Bambai Meri Jaan based on S. Hussain Zaidi's Dongri to Dubai: Six Decades of the Mumbai Mafia is a slowburn crime thriller with criminal characters trapped in a sordid system that fosters treachery. At a running time of almost ten hours, it gives us a lot of time to think for an answer to that ultimate crime conundrum: does crime pay? How much did Excel Entertainment make out of this deal, by the way?

For  a lengthy narrative space, the criminals in Bambai Meri Jaan seem to be doing very well for themselves. Back then in the 1970s, gangsters were known as smugglers in Mumbai. Haji Mastan who made a pivotal appearance in Yash Chopra’s Deewaar and later Milan Luthria’s Once Upon A Time In Mumbai, is here played by Saurabh Sachdeva, who is happily typecast as dark villainish characters. His Haji Mastan is seen as a benevolent crime lord who repeatedly saves an honest but suspended cop Ismail Kadri (K K Menon) from the wrath of Sultan (Jay Singh Rajpoot) who is vicious and sadistic and vengeful.


So let’s get this straight. There is the Benevolent Don and the Venomous Don. And then there is cop-turned-gangster’s-accomplice-turned-freelance-ideologue Ismail Kadri, played by that very fine actor K K Menon who for once seems unable to find a moral centre to his ambiguous character.

It isn’t Menon’s fault. It is the way the wheels move in this crime drama where the moral compass moves crazily. Ismail is lost in the bloodsoaked bedlam. Is he a good guy forced to turn almost-bad before regaining lost ground?

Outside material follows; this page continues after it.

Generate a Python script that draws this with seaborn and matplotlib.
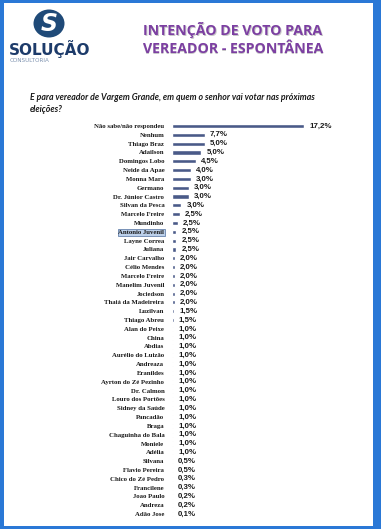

The  moral crisis deepens with Kadir’s elder son Dara (Avinash Tiwary) whom we are supposed to actually like in spite of his habit of bludgeoning his enemies heads to a battered pulp just before wolfing down biryani at Eid and other get-togethers.

Speaking of food, the very fine actress Nivedita Bhattacharya who plays Ismail's wife and Dara’s mother spends most of time in the ten episodes serving food to her thankless family.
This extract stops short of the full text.